Beatrice Chebet scorches to maiden world 10,000m title

Beatrice Chebet scorches to maiden world 10,000m title

AW
Published: 13th September, 2025
Updated: 13th September, 2025
BY Euan Crumley

Rapid-fire finish takes Olympic champion to another golden moment, while Nadia Battocletti breaks Italian record on her way to silver.

The last time a women’s 10,000m world championships final was staged in Tokyo, back in 1991, Liz McColgan defied the heat, the humidity and the opposition to deliver an emphatic gold medal-winning performance. 

Fast forward 34 years and the 2025 version might have been more cat and mouse compared to the Scot’s long run for home, but the gold medal still went to the woman who is the dominant force in the event right now.

Beatrice Chebet, Olympic champion and world record-holder over 25 laps and the 5000m, produced a scorching final 200m of just 27.21 seconds in the stifling conditions to win her first world title in 30:37.61.

Having worked herself into position to attack, the Kenyan’s stark change of gear looked to have blown her rivals out of the water but, though she couldn’t close the gap, Nadia Battocletti hung on with all of her might and produced an impressive closing sprint of her own to break the Italian record in second place with 30:28.23.

Ethiopia’s defending champion Gudaf Tsegay won her fifth world championships medal, completing the podium in 30:39.65.

Even though the race began at 9.30pm Tokyo time and took place under the lights of a packed national stadium rather than the blazing sun, there was still a war of attrition for the athletes to fight down on the track thanks to the heatwave that continues to grip the Japanese capital. 

Understandably opting not to attempt to even remotely match her world record-breaking exploits of 28:54.14 from last year with all-out pace, Chebet was happy to let the opening laps become a far more relaxed affair as first her team-mate Agnes Ngetich and then Japan’s Ririka Hironaka led the field out.

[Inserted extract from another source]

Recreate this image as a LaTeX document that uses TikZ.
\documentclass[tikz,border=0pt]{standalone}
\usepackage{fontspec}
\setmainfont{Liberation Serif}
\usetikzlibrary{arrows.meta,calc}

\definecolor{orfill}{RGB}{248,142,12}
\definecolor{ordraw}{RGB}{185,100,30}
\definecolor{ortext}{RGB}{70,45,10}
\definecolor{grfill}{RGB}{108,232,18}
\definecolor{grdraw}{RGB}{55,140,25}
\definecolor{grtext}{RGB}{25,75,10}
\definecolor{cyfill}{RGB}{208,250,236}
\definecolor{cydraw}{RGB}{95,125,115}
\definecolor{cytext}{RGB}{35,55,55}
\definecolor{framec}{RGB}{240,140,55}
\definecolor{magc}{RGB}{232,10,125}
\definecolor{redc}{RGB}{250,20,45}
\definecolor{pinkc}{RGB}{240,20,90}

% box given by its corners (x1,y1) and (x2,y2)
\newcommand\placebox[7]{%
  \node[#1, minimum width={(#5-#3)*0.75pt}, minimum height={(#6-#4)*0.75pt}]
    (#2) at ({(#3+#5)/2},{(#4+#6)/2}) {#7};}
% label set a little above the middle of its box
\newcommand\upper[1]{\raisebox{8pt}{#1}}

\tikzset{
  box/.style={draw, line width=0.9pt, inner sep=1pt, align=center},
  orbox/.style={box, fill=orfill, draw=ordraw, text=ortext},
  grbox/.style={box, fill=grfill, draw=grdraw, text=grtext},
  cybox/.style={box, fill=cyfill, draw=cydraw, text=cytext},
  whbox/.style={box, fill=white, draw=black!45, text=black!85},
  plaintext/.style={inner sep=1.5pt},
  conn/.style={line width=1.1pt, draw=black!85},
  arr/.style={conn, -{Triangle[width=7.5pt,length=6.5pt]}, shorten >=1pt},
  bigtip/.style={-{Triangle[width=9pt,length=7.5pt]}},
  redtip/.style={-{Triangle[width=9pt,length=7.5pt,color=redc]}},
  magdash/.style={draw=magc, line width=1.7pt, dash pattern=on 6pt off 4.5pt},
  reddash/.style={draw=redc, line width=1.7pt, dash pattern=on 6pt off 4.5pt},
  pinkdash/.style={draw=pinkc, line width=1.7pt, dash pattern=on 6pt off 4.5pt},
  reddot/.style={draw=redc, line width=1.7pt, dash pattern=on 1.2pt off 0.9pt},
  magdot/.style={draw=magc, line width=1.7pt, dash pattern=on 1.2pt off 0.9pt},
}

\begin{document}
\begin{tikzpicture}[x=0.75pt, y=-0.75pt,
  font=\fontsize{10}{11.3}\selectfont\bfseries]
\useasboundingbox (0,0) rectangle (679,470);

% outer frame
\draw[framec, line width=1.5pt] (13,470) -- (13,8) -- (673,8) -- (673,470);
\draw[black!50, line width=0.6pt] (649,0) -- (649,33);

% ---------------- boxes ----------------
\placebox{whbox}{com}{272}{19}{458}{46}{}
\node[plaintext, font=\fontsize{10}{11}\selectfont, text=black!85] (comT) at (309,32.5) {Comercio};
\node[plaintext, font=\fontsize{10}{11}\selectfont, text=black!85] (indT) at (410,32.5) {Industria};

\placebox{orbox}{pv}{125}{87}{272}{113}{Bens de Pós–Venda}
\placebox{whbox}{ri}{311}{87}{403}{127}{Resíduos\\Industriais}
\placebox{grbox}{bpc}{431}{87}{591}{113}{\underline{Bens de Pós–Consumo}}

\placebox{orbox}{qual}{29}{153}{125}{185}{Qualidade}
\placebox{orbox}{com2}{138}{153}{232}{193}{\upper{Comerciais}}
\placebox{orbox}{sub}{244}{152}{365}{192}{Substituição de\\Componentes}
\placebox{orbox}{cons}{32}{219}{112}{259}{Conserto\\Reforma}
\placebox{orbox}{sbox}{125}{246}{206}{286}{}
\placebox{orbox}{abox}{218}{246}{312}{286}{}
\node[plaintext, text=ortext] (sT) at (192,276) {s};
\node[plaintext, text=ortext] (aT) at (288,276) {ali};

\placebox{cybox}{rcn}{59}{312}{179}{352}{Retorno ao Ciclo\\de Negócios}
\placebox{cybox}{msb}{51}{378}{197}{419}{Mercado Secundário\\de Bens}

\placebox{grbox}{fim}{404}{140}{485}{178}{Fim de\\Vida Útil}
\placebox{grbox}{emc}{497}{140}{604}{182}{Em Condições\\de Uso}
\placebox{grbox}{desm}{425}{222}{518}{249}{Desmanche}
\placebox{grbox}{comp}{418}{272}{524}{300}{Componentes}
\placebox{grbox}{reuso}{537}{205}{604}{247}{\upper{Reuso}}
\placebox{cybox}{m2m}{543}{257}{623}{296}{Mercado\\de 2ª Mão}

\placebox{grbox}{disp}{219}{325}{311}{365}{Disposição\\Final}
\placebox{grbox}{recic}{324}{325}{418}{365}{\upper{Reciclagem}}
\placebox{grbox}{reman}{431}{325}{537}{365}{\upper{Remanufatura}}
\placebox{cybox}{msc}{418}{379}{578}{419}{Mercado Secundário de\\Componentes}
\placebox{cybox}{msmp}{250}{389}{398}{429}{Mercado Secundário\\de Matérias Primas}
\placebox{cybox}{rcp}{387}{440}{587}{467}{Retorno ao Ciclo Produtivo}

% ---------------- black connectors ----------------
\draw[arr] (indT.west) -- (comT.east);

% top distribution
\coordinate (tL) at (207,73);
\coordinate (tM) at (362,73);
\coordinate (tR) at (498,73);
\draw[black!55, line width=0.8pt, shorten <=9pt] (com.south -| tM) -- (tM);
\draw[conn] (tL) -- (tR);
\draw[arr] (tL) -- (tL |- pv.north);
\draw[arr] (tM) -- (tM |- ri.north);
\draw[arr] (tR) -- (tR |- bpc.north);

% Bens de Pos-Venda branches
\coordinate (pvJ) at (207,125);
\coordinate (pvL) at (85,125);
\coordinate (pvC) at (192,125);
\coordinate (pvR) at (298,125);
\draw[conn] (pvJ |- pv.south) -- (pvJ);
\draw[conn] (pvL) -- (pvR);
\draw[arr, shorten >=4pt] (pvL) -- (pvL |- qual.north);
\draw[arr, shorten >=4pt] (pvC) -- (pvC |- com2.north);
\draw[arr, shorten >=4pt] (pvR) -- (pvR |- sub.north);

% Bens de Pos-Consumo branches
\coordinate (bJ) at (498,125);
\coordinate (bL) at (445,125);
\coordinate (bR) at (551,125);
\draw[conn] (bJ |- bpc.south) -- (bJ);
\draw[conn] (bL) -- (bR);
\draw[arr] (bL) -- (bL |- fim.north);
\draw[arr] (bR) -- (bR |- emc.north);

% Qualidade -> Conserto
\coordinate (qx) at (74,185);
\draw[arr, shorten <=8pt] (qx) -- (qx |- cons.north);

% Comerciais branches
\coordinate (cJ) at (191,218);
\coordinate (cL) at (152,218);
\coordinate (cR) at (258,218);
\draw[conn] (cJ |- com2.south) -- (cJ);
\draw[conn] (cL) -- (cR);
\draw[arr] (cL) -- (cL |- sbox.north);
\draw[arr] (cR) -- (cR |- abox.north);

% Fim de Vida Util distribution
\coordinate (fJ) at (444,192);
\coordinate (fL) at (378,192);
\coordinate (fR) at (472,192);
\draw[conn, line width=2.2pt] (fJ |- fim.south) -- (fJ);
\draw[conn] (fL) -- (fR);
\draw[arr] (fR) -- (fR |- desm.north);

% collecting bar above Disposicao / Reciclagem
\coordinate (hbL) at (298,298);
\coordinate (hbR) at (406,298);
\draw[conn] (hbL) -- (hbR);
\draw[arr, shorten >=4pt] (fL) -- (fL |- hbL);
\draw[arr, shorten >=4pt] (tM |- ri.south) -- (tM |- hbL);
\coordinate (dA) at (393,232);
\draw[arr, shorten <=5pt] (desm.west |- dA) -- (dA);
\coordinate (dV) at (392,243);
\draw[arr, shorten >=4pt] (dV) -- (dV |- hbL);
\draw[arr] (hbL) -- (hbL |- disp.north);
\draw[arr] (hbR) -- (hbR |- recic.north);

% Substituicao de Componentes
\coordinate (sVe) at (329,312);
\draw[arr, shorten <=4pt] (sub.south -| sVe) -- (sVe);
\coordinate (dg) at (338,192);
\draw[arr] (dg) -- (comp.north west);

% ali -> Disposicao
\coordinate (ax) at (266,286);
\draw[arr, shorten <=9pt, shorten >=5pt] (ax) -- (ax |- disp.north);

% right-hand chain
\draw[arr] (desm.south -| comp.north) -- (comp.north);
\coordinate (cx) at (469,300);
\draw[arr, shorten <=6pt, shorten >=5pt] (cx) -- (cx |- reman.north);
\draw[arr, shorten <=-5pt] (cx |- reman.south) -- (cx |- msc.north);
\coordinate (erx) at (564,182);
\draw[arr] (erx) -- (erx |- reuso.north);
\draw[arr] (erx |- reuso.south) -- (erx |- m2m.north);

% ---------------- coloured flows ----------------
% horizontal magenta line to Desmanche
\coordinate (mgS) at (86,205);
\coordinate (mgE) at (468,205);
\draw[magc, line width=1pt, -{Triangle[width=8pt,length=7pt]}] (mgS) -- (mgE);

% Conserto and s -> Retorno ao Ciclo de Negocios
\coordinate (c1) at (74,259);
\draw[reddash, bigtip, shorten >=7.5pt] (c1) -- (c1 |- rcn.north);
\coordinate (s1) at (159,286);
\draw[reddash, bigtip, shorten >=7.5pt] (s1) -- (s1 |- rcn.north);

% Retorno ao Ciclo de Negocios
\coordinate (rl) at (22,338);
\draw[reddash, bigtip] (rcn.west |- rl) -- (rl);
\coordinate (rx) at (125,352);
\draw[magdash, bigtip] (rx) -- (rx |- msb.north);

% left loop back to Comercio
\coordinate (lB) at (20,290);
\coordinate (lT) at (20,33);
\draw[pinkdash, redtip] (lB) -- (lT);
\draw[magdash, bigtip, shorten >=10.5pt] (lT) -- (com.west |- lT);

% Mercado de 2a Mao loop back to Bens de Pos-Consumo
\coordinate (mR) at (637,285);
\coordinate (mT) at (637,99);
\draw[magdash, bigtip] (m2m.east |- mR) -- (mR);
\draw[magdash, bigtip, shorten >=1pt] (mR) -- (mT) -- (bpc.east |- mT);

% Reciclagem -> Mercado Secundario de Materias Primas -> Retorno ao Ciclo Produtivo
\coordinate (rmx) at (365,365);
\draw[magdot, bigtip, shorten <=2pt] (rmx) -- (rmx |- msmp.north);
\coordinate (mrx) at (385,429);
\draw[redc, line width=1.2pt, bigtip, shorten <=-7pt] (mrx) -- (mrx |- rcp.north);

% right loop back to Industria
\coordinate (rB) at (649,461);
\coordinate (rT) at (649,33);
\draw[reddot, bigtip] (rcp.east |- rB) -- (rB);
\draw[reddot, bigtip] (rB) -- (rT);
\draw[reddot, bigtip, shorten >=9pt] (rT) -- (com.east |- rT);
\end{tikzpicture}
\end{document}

It was with 3600m gone, as Ngetich moved back to the front, that it became clear the two Kenyans were working together to carry out a plan. The pair merrily took turns at the front as part of a leading group that also featured Batocletti, Tsegay and her fellow Ethiopian Ejgayehu Taye.

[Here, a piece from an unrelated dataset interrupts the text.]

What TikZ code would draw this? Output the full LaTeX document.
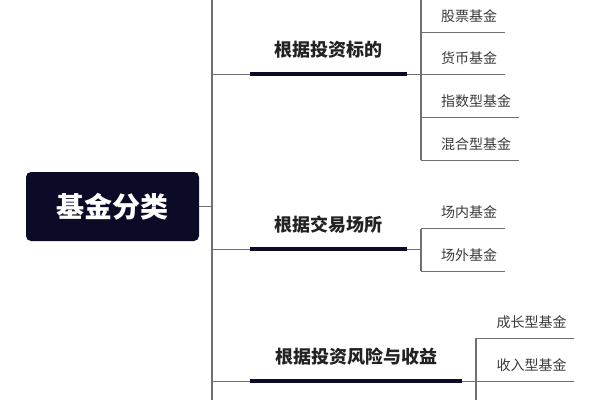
\documentclass[tikz,border=0pt]{standalone}
\usepackage{xcolor}
\usepackage{tikz}
\usepackage{fontspec}
\newfontfamily\cjk{Noto Sans CJK SC}
\definecolor{N0}{HTML}{0b0b28}
\definecolor{G0}{HTML}{707070}
\definecolor{T0}{HTML}{222222}
\definecolor{T1}{HTML}{3a3a3a}
\tikzset{%
root/.style={rectangle, rounded corners=5pt, fill=N0, text=white, minimum width=173pt, minimum height=69pt, inner sep=0pt, font=\cjk\bfseries\fontsize{28}{32}\selectfont},%
branch/.style={minimum height=48pt, inner sep=0pt, text=T0, font=\cjk\bfseries\fontsize{18}{21}\selectfont},%
leaf/.style={anchor=west, inner xsep=7.5pt, inner ysep=0pt, minimum height=32pt, text=T1, font=\cjk\fontsize{14}{17}\selectfont},%
twig/.style={draw=G0, line width=1.1pt},%
bar/.style={draw=N0, line width=4.5pt},%
}

\begin{document}
\begin{tikzpicture}[x=1pt, y=-1pt]%
\useasboundingbox (0,0) rectangle (600,400);%
\clip (0,0) rectangle (600,400);%
\node[root] (root) at (112.5,206.5) {基金分类};%
\coordinate (trunk) at (212,0);%
\coordinate (v1) at (421,0);%
\coordinate (v2) at (421,0);%
\coordinate (v3) at (476,0);%
\draw[twig] (trunk) -- (212,400);%
\draw[twig] (root.east) -- (trunk |- root.east);%
% branches
\node[branch, minimum width=157pt] (b1) at (328.5,50) {根据投资标的};%
\node[branch, minimum width=157pt] (b2) at (328.5,225) {根据交易场所};%
\node[branch, minimum width=212pt] (b3) at (356,357) {根据投资风险与收益};%
\foreach \b in {b1,b2,b3} {%
\draw[twig] (trunk |- \b.south) -- (\b.south west);%
\draw[bar] (\b.south west) -- (\b.south east);%
}%
% leaves
\node[leaf] (l1) at (433.5,16) {股票基金};%
\node[leaf] (l2) at (433.5,58.5) {货币基金};%
\node[leaf] (l3) at (433.5,101.5) {指数型基金};%
\node[leaf] (l4) at (433.5,144) {混合型基金};%
\node[leaf] (l5) at (433.5,212.5) {场内基金};%
\node[leaf] (l6) at (433.5,255) {场外基金};%
\node[leaf] (l7) at (489,322) {成长型基金};%
\node[leaf] (l8) at (489,365) {收入型基金};%
\draw[twig] (v1) -- (v1 |- l4.south);%
\draw[twig] (b1.south east) -- (v1 |- b1.south);%
\foreach \l in {l1,l2,l3,l4} {\draw[twig] (v1 |- \l.south) -- (\l.south east);}%
\draw[twig] (v2 |- l5.south) -- (v2 |- l6.south);%
\draw[twig] (b2.south east) -- (v2 |- b2.south);%
\foreach \l in {l5,l6} {\draw[twig] (v2 |- \l.south) -- (\l.south east);}%
\draw[twig] (v3 |- l7.south) -- (476,400);%
\draw[twig] (b3.south east) -- (v3 |- b3.south);%
\foreach \l in {l7,l8} {\draw[twig] (v3 |- \l.south) -- (\l.south east);}%
\end{tikzpicture}
\end{document}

As the laps ticked over, with halfway reached in 15:16.33, any faint whiff of a move was swiftly dealt with and an inevitable late burn-up was in the process of being set up. The pace cranked up with 800m to go thanks to Tsegay as that band of five stuck tightly together. Chebet was just waiting for her chance, though.

In similar fashion to her 5000m world record run of 13:58.06 in Eugene earlier this summer, where she unleashed a searing closing half lap of 28.61 to underline her finishing speed, the 25-year-old shot from second place and beyond Tsegay, who had been trying her best over the closing laps to really take the fight to her rival. 

There was no answer to that injection of speed, though, and Chebet became Kenya’s first winner of this title since Vivian Cheruiyot in 2015. 

"It was a tough, very tactical race, but I ran the last 800m really hard,” she said, now training her sights on the 5000m. “Tsegay pushed a lot and I had to keep going. I ran 1500m [at the Diamond League] in Silesia, so  in my mind it was like I was at the 1500m race. I had to push and follow, and motivate myself, but I wanted that gold medal so much. I have never won a gold at the world championships so I was sure I had to get it."

For Battocletti, the performance added to her Olympic silver from Paris and her European title from Rome last year. 

"I am starting to like silver medals,” she said. “It's really big for a European girl to win a medal at this event with all the African runners. In the last lap I realised I was a bit too far away from the leading athlete. I wanted to go faster over the last 300m. Unfortunately, I missed a moment for the gold but I am proud."

Megan Keith (Getty)

There was pride, too, for the British pair of Megan Keith (31:33.85) and Calli Hauger-Thackery (31:37.81) finished 10th and 11th respectively. 

“That was tough,” said Paris Olympian Keith, who has had injury battles to fight in recent years and was competing at her second world championships. “I haven’t managed to be healthy and all guns blazing on the start of a championship 10,000m before, because Paris didn't go my way and I was injured also going into the Europeans last year [where she was third]. So it was a new experience to me that I felt like I could fight this time, and I was fit and healthy and ready to go. It was just exciting to be on the startline knowing I could handle what was thrown at me.”

This was a world championships debut for Hauger-Thackery, who had been pre-selected for the marathon but opted instead to compete in the 10,000m in Tokyo and tackle the marathon distance next month in Chicago. It also went some way to helping exorcise the painful memories of Paris, where she was forced to drop out midway through the Olympic marathon.

“It got hard at the end, but I just had to mentally take myself somewhere else,” she said.  “I was telling myself: ‘You're made of tough stuff, and you’ve got to get through it.”